La crise budgétaire, une mine sous l’Etat

Pierre Havaux
Pierre Havaux Journaliste au Vif

Flamands brutalement appauvris, francophones chroniquement désargentés, Etat fédéral sans le sou : tous fauchés par la crise économique, les niveaux de pouvoir tentent de sauver les meubles. L’addition finale pourrait être fatale à la Belgique fédérale.

Sans trémolos dans la voix, il y était allé d’un appel bien senti au sursaut national, à la tribune de la Chambre :  » Il ne s’agit pas d’un combat entre gouvernements, il y va de notre bien-être à tous. Il n’y a pas de place pour un fédéralisme d’opposition.  » Herman Van Rompuy avait eu tout le loisir de sentir l’oignon. Sorti de sa léthargie depuis le verdict des urnes régionales du 7 juin, le Premier ministre CD&V anticipait les coups.  » Rien à voir avec un diktat du fédéral ou de la mendicité.  » De la mendicité ? Il y a pourtant de cela dans cet appel à la rescousse lancé à tous les niveaux de pouvoir, face à l’adversité financière du moment. L’élan spontané de charité était tout sauf garanti. Une fois n’est pas coutume, la dèche des finances publiques est généralisée. Dans le sud du pays mais aussi au Nord.

Passe d’armes

C’est la tournée générale des déficits annoncés : 1 milliard d’euros en 2009, 1,9 milliard d’euros en 2010 pour la Flandre. 220 millions d’euros en 2009, 421 millions d’euros en 2010 côté wallon. 511 millions d’euros en 2009, 700 millions d’euros en 2011 à la Communauté française. Dans cette galerie de fauchés, le pouvoir fédéral décroche la timbale : un trou de 19 milliards d’euros appréhendé cette année, de 21 milliards en 2010. L’ampleur du naufrage valait bien de jeter une bouteille à la mer. Van Rompuy a pris son bâton de pèlerin pour sonder la volonté des partenaires des futures coalitions régionales de souquer ferme dans la même direction. Vers cet improbable équilibre budgétaire que le Premier ministre fédéral ne désespère pas de retrouver à l’horizon 2015-2016. Encore faut-il que chacun prenne sa juste part du fardeau. 60 % de l’effort budgétaire au fédéral, 25 % aux Régions et Communautés, 15 % aux communes. Tope-là ? Le marché annonçait au contraire la foire d’empoigne entre Flamands et francophones. Avant même la crise, les bons comptes ne faisaient déjà pas les bons amis. La Flandre, fraîchement désendettée, s’irritait déjà de ne pouvoir tirer tous les dividendes de son insolente santé budgétaire. C’est dire si la perspective de devoir soulager la misère de l’Etat fédéral a de quoi hérisser le monde politique flamand.
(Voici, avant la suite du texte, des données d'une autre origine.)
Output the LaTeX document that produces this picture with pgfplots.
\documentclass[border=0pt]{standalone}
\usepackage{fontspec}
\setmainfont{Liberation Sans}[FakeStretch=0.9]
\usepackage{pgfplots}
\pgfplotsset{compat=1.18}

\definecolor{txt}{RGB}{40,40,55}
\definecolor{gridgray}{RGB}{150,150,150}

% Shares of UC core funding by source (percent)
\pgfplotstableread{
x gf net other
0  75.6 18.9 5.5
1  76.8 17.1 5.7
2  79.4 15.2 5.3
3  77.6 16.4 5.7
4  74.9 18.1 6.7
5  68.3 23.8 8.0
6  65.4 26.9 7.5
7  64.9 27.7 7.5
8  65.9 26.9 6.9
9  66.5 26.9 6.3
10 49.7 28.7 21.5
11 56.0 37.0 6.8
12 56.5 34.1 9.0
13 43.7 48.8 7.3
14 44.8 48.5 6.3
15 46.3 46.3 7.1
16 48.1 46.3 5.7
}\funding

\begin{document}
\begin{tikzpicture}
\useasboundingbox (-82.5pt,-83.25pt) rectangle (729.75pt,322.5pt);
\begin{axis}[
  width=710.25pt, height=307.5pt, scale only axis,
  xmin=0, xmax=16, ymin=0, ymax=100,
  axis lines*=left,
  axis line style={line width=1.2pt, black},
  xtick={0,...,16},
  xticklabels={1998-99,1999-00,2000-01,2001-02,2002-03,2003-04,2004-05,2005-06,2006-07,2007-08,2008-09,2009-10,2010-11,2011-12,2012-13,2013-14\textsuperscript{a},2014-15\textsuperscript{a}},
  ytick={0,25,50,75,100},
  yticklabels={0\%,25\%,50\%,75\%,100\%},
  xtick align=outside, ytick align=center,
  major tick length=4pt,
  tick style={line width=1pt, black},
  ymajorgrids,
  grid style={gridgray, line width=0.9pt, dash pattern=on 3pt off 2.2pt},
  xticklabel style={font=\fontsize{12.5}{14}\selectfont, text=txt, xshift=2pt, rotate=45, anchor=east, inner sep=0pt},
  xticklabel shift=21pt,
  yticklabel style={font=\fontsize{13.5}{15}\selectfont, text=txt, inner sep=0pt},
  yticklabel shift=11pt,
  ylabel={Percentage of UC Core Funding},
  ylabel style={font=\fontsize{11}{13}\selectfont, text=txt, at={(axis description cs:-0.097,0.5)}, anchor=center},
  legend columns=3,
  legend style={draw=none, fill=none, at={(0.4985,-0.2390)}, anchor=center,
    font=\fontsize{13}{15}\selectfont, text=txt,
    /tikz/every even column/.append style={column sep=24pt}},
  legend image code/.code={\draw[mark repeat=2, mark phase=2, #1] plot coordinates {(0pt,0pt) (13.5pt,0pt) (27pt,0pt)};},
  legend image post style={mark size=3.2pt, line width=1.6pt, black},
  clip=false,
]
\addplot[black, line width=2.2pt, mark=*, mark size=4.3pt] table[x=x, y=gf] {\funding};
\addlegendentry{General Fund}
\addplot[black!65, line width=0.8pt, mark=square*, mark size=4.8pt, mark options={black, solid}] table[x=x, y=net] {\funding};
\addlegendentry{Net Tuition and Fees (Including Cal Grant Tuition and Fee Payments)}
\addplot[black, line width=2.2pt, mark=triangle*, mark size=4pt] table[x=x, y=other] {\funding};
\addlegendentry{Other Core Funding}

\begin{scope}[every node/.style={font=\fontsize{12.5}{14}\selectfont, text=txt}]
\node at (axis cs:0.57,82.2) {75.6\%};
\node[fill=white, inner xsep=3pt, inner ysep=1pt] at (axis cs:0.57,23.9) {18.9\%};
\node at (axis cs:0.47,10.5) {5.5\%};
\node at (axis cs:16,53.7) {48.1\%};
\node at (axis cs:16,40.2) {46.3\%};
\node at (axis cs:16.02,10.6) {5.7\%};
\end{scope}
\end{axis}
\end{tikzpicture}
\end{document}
Mais aussi l’enchanter…. Le nord du pays détient là un levier providentiel pour monnayer au prix fort sa précieuse contribution. Et soumettre à ses volontés des francophones plus que jamais dans le pétrin. Van Rompuy, allergique à tout emballement, a eu tôt fait de désamorcer la tentation de l’escalade communautaire. Il se fait modeste dans ses appels du pied aux entités fédérées. Que les budgets régionaux modèrent leurs déficits et retrouvent au plus vite l’équilibre, et ce sera déjà très bien. La Flandre se targue d’atteindre l’objectif dès 2011, alors que dans le sud du pays on tire la langue devant le rythme de l’effort : la Wallonie se voit mal remettre son budget à flot pour 2013, la Région bruxelloise renâcle. Mais le bon élève flamand, bien dans ses papiers, attend les cancres francophones désargentés au tournant. Tôt ou tard, l’heure de régler les comptes d’une Belgique famélique viendra.